> _SHORT PROBLEM_: Reproduce the full listing below unchanged, apart from the pictures.

> _DATA PROVIDED_:
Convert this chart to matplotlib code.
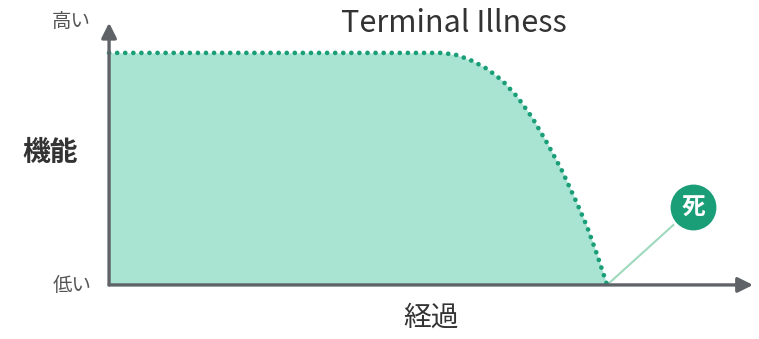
import matplotlib
matplotlib.use("Agg")
import matplotlib.pyplot as plt

plt.rcParams["font.family"] = ["Noto Sans CJK JP", "DejaVu Sans"]

# curve: time (0 = start, 100 = death) vs function (0..1)
time = [0, 60, 67, 70, 73, 76, 79, 82, 85, 88, 91, 94, 96, 98, 100]
function = [1, 1, 1, 0.99, 0.965, 0.93, 0.88, 0.81, 0.72, 0.61, 0.49, 0.35,
            0.25, 0.13, 0]

title = "Terminal Illness"
y_label = "機能"
x_label = "経過"
y_high = "高い"
y_low = "低い"
death_label = "死"
death_pos = (117.3, 0.336)

fill_color = "#a8e4d1"
dot_color = "#1a9e78"
axis_color = "#5f6368"

fig = plt.figure(figsize=(7.59, 3.39), dpi=100)
ax = fig.add_axes([0, 0, 1, 1])
ax.set_xlim(-21.9, 130.5)
ax.set_ylim(-0.233, 1.228)
ax.axis("off")

ax.fill_between(time, function, 0, color=fill_color, lw=0, zorder=1)
line, = ax.plot(time, function, color=dot_color, lw=3.4, zorder=3,
                dash_capstyle="round")
line.set_dashes((0.01, 1.7))

# axes with arrow heads
arrow = dict(arrowstyle="-|>,head_length=0.9,head_width=0.45", color=axis_color,
             lw=2.4, shrinkA=0, shrinkB=0)
ax.annotate("", xy=(0, 1.13), xytext=(0, 0), arrowprops=arrow, zorder=4)
ax.annotate("", xy=(129.3, 0), xytext=(0, 0), arrowprops=arrow, zorder=4)

# death marker
ax.plot([100, death_pos[0]], [0, death_pos[1]], color="#9fd9bd", lw=1.5, zorder=2)
ax.plot(*death_pos, "o", ms=35, color=dot_color, mec="white", mew=2, zorder=5)
ax.text(*death_pos, death_label, color="white", fontsize=17, fontweight="bold",
        ha="center", va="center", zorder=6)

ax.text(69.2, 1.125, title, fontsize=22, color="#333333", ha="center", va="center")
ax.text(-7.6, 1.134, y_high, fontsize=14, color="#555555", ha="center", va="center")
ax.text(-7.4, -0.004, y_low, fontsize=14, color="#555555", ha="center", va="center")
ax.text(-11.8, 0.569, y_label, fontsize=20, fontweight="bold", color="#333333",
        ha="center", va="center")
ax.text(64.7, -0.142, x_label, fontsize=20, color="#333333", ha="center", va="center")

fig.savefig("out.png", dpi=100)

> _SOLUTION TO THIS EXERCISE_:
Convert this chart to matplotlib code.
import matplotlib
matplotlib.use("Agg")
import matplotlib.pyplot as plt

plt.rcParams["font.family"] = ["Noto Sans CJK JP", "DejaVu Sans"]

# curve: time (0 = start, 100 = death) vs function (0..1)
time = [0, 60, 67, 70, 73, 76, 79, 82, 85, 88, 91, 94, 96, 98, 100]
function = [1, 1, 1, 0.99, 0.965, 0.93, 0.88, 0.81, 0.72, 0.61, 0.49, 0.35,
            0.25, 0.13, 0]

title = "Terminal Illness"
y_label = "機能"
x_label = "経過"
y_high = "高い"
y_low = "低い"
death_label = "死"
death_pos = (117.3, 0.336)

fill_color = "#a8e4d1"
dot_color = "#1a9e78"
axis_color = "#5f6368"

fig = plt.figure(figsize=(7.59, 3.39), dpi=100)
ax = fig.add_axes([0, 0, 1, 1])
ax.set_xlim(-21.9, 130.5)
ax.set_ylim(-0.233, 1.228)
ax.axis("off")

ax.fill_between(time, function, 0, color=fill_color, lw=0, zorder=1)
line, = ax.plot(time, function, color=dot_color, lw=3.4, zorder=3,
                dash_capstyle="round")
line.set_dashes((0.01, 1.7))

# axes with arrow heads
arrow = dict(arrowstyle="-|>,head_length=0.9,head_width=0.45", color=axis_color,
             lw=2.4, shrinkA=0, shrinkB=0)
ax.annotate("", xy=(0, 1.13), xytext=(0, 0), arrowprops=arrow, zorder=4)
ax.annotate("", xy=(129.3, 0), xytext=(0, 0), arrowprops=arrow, zorder=4)

# death marker
ax.plot([100, death_pos[0]], [0, death_pos[1]], color="#9fd9bd", lw=1.5, zorder=2)
ax.plot(*death_pos, "o", ms=35, color=dot_color, mec="white", mew=2, zorder=5)
ax.text(*death_pos, death_label, color="white", fontsize=17, fontweight="bold",
        ha="center", va="center", zorder=6)

ax.text(69.2, 1.125, title, fontsize=22, color="#333333", ha="center", va="center")
ax.text(-7.6, 1.134, y_high, fontsize=14, color="#555555", ha="center", va="center")
ax.text(-7.4, -0.004, y_low, fontsize=14, color="#555555", ha="center", va="center")
ax.text(-11.8, 0.569, y_label, fontsize=20, fontweight="bold", color="#333333",
        ha="center", va="center")
ax.text(64.7, -0.142, x_label, fontsize=20, color="#333333", ha="center", va="center")

fig.savefig("out.png", dpi=100)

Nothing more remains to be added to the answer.